We look at what happens to the conclusion if we drop some of the hypothesis.

### Cases if \(K\) is not compact

We take \(K=(0,1)\), which is not closed equipped with the common distance. The sequence \(f_n(x)=x^n\) of continuous functions decreases pointwise to the always vanishing function. But the convergence is not uniform because for all \(n \in \mathbb N\) \[\sup\limits_{x \in (0,1)} x^n = 1\]

The set \(K=\mathbb R\) is closed but unbounded, hence also not compact.
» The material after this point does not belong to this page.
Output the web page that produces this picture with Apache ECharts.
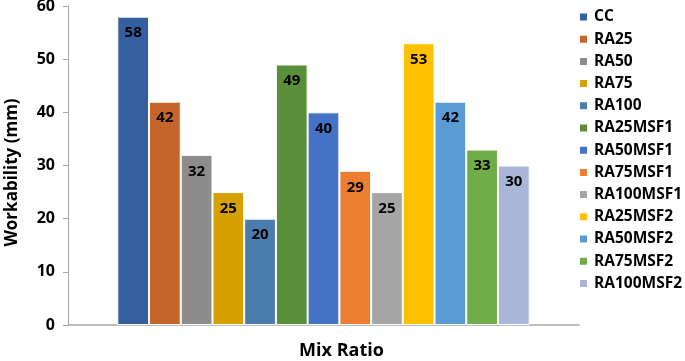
<!DOCTYPE html>
<html><head><meta charset="utf-8">
<script src="https://cdn.jsdelivr.net/npm/echarts@6/dist/echarts.min.js"></script>
<style>html,body{margin:0;padding:0;background:#fff}#c{width:685px;height:361px}</style>
</head><body><div id="c"></div>
<script>
const seriesNames = ["CC","RA25","RA50","RA75","RA100","RA25MSF1","RA50MSF1","RA75MSF1","RA100MSF1","RA25MSF2","RA50MSF2","RA75MSF2","RA100MSF2"];
const values = [58,42,32,25,20,49,40,29,25,53,42,33,30];
const colors = ["#355F9F","#C5652A","#8C8C8C","#D5A000","#4A7DAE","#5A8F3A","#4472C4","#ED7D31","#A5A5A5","#FFC000","#5B9BD5","#70AD47","#A9B6DA"];
const yTicks = [0,10,20,30,40,50,60];

const chart = echarts.init(document.getElementById('c'));
const font = "Open Sans";
chart.setOption({
  animation:false,
  textStyle:{fontFamily:font},
  grid:{left:68,right:106,top:6,bottom:36,containLabel:false,outerBoundsMode:'none'},
  legend:{
    orient:'vertical', left:573, top:4,
    itemWidth:9, itemHeight:9, itemGap:6.2, icon:'rect',
    textStyle:{fontSize:15.5,fontWeight:'bold',color:'#000',fontFamily:font,lineHeight:16,padding:[0,0,0,1]},
    data:seriesNames
  },
  xAxis:{
    type:'category', data:[''],
    axisLine:{lineStyle:{color:'#A6A6A6',width:1.5}},
    axisTick:{show:false}, axisLabel:{show:false},
    name:'Mix Ratio', nameLocation:'middle', nameGap:17,
    nameTextStyle:{fontSize:18,fontWeight:'bold',color:'#000',padding:[0,0,0,36]}
  },
  yAxis:{
    type:'value', min:yTicks[0], max:yTicks[yTicks.length-1], interval:10,
    axisLine:{show:true,lineStyle:{color:'#A6A6A6',width:1}},
    axisTick:{show:true,length:5,lineStyle:{color:'#A6A6A6'}},
    splitLine:{show:false},
    axisLabel:{fontSize:16,fontWeight:'bold',color:'#000',margin:13},
    name:'Workability (mm)', nameLocation:'middle', nameGap:47,
    nameTextStyle:{fontSize:17,fontWeight:'bold',color:'#000',padding:[0,0,0,-14]}
  },
  series: seriesNames.map((n,i)=>({
    name:n, type:'bar', data:[values[i]],
    barGap:'0%', barCategoryGap:'19.3%',
    itemStyle:{color:colors[i],borderColor:'#fff',borderWidth:1},
    label:{show:true,position:'insideTop',distance:9,fontSize:15,fontWeight:'bold',color:'#000'}
  }))
});
</script></body></html>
The sequence defined by \[f_n(x)=\begin{cases}

0 & \text{for } x < n\\
\frac{x-n}{n} & \text{for } n \le x < 2n\\
1 & \text{for } x \ge 2n
\end{cases}\]
is continuous and monotonically decreasing. It converges to \(0\). However, the convergence is not uniform as for all \(n \in \mathbb N\): \(\sup\{f_n(x) : x \in \mathbb R\} =1\).
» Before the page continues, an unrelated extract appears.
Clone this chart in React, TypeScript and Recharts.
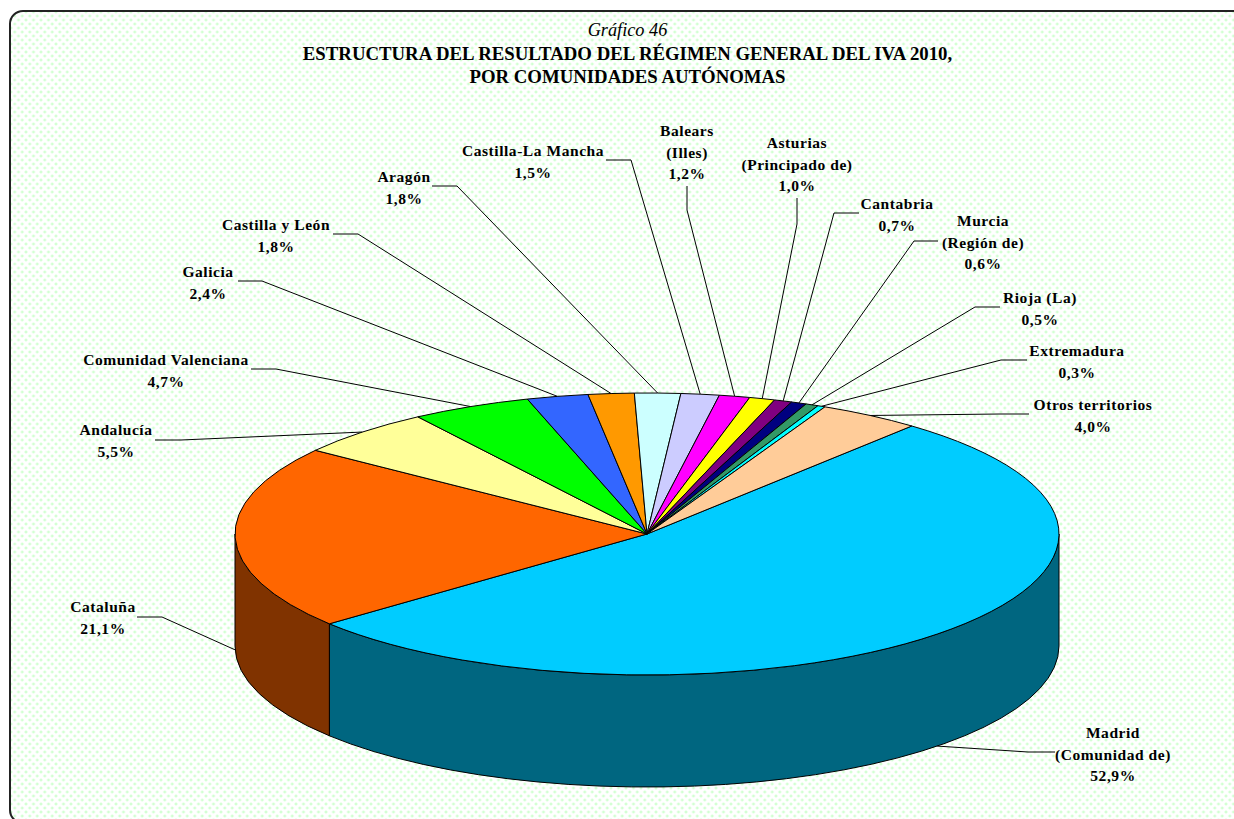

### Counterexample if \(f\) is not continuous

We take \(K=[0,1]\) which is compact and the sequence \[f_n(x)=\begin{cases}

1 – 2nx & \text{for } 0 \le x < \frac{1}{2n}\\
0 & \text{for } \frac{1}{2n} \le x \le 1
\end{cases}\] One can verify that \(f_n\) is continuous for all \(n \in \mathbb N\). The sequence \((f_n)\) is decreasing and converges pointwise to the discontinuous function equal to \(1\) at \(0\) and to \(0\) elsewhere. However, again the convergence is not uniform as for all \(n \in \mathbb N\): \(\sup\{f_n(x) : x \in [0,1]\} =1\).
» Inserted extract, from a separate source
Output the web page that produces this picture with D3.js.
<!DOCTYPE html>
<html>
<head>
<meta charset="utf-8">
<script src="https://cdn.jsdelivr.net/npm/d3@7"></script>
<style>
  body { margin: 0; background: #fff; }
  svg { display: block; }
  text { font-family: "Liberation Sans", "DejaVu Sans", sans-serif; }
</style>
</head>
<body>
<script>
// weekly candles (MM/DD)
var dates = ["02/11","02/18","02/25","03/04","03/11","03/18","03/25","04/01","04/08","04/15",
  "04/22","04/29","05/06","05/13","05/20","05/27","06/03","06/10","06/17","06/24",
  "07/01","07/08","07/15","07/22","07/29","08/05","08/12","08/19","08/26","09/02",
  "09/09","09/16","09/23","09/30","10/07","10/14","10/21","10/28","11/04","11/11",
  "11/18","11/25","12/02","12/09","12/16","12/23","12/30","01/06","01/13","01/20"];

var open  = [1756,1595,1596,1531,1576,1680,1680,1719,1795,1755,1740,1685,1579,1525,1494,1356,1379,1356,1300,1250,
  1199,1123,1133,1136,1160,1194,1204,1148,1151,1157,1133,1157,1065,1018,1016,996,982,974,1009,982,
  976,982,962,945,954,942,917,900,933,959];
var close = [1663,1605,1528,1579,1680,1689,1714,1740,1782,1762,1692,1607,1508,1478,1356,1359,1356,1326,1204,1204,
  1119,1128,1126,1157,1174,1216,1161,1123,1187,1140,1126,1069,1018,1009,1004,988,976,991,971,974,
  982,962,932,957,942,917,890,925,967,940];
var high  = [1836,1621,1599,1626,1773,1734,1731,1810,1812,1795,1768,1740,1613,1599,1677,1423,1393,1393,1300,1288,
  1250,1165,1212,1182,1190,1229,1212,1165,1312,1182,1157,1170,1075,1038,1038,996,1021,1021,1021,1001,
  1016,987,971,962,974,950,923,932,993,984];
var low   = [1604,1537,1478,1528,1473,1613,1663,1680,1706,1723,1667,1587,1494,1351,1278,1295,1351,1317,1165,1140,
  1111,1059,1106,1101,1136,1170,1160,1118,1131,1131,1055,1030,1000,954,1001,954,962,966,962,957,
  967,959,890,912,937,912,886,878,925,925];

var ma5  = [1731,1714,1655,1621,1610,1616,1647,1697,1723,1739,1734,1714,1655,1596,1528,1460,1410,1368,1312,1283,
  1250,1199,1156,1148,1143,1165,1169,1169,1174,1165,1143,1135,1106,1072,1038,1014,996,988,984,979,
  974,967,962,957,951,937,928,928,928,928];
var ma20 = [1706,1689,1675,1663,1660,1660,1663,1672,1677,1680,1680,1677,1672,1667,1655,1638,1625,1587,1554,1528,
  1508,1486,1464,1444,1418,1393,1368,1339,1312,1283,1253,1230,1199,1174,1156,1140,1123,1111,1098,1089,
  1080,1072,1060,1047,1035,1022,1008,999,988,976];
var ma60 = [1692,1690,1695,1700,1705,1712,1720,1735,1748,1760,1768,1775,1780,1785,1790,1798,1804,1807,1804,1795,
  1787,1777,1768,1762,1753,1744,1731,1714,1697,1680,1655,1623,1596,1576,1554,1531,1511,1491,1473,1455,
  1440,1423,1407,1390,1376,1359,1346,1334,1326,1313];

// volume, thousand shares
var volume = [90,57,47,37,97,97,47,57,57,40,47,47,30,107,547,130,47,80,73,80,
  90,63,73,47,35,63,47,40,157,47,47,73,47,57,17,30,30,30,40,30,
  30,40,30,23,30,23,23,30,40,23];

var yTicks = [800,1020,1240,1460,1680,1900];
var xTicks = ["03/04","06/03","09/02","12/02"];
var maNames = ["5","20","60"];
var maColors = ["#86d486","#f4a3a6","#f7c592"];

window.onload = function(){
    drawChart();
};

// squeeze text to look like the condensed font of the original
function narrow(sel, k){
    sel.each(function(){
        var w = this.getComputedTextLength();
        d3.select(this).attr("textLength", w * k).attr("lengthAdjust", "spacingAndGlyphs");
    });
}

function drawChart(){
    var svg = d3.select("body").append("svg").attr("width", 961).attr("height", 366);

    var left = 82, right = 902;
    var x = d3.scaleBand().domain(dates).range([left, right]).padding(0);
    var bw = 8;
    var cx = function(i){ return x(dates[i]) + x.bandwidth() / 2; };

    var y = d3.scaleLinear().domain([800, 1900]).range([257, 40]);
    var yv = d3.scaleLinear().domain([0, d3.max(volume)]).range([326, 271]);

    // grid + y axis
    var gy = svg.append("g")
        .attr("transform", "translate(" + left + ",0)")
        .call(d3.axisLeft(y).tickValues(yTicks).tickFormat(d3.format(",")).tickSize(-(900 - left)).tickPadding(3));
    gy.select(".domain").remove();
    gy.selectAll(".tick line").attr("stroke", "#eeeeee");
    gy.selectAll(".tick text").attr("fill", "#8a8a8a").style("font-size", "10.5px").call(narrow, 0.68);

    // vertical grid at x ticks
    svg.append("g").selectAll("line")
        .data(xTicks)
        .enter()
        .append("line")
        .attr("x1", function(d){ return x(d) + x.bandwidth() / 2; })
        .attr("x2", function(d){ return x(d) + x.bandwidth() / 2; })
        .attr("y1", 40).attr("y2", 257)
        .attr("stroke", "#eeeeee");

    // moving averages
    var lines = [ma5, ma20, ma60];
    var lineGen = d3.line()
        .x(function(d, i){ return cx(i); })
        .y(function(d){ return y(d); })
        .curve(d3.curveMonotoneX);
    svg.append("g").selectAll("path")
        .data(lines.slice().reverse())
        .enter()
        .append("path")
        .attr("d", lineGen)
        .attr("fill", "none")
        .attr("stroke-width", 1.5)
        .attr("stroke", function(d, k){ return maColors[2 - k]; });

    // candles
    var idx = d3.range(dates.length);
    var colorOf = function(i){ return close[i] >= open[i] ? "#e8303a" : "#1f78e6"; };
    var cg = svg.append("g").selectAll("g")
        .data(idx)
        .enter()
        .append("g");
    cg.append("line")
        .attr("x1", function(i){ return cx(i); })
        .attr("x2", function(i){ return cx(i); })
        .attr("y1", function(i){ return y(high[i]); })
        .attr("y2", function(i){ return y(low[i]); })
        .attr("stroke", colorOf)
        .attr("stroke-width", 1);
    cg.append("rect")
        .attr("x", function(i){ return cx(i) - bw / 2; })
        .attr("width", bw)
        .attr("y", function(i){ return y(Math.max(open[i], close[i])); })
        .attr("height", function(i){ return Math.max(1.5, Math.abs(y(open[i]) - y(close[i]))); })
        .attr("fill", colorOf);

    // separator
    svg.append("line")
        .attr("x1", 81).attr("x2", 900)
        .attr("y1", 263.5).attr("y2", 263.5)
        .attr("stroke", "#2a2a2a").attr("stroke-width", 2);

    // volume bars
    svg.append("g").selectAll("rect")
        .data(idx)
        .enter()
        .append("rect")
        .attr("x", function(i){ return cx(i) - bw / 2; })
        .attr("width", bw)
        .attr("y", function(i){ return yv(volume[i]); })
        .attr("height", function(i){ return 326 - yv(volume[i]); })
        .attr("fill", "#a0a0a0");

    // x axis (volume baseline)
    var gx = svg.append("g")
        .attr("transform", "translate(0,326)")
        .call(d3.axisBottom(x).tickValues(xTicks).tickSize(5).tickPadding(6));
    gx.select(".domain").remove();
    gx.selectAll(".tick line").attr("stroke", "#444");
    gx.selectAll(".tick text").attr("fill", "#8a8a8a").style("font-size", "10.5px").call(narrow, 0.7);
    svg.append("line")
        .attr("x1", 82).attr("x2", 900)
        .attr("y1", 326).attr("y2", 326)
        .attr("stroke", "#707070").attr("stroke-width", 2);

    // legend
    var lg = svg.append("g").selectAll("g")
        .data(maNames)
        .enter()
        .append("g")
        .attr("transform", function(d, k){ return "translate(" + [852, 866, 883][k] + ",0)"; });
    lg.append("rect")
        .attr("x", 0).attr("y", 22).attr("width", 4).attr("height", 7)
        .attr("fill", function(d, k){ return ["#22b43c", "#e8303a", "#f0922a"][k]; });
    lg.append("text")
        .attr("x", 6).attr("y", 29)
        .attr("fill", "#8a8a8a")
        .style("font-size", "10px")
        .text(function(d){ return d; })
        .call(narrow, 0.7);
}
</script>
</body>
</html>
### Counterexample if \((f_n)\) is not monotonically increasing or decreasing

We keep \(K=[0,1]\) and consider the sequence \[f_n(x)=\begin{cases}

0 & \text{for } 0 \le x < \frac{1}{2n}\\
4nx-2 & \text{for } \frac{1}{2n} \le x < \frac{3}{4n}\\
4-4nx & \frac{3}{4n} \le x < \frac{1}{n}\\
1 & \text{for } \frac{1}{n} \le x \le 1
\end{cases}\] One can verify that \(f_n\) is continuous for all \(n \in \mathbb N\). The sequence \((f_n)\) converges pointwise to \(0\). However, again the convergence is not uniform as for all \(n \in \mathbb N\): \(\sup\{f_n(x) : x \in [0,1]\} =1\).

### Counterexample if the \(f_n\) are not continuous

We consider again \(K=[0,1]\) and the sequence \[f_n(x)=\begin{cases}

0 & \text{for } 0 \le x < 1-{1\over n}\\
1 & \text{for } 1-{1\over n} \le x < 1\\
0 & \text{for } x=1
\end{cases}\] \((f_n)\) is a sequence of non continuous functions, converging pointwise to \(0\). The convergence is not uniform as for all \(n \in \mathbb N\): \(\sup\{f_n(x) : x \in [0,1]\} =1\).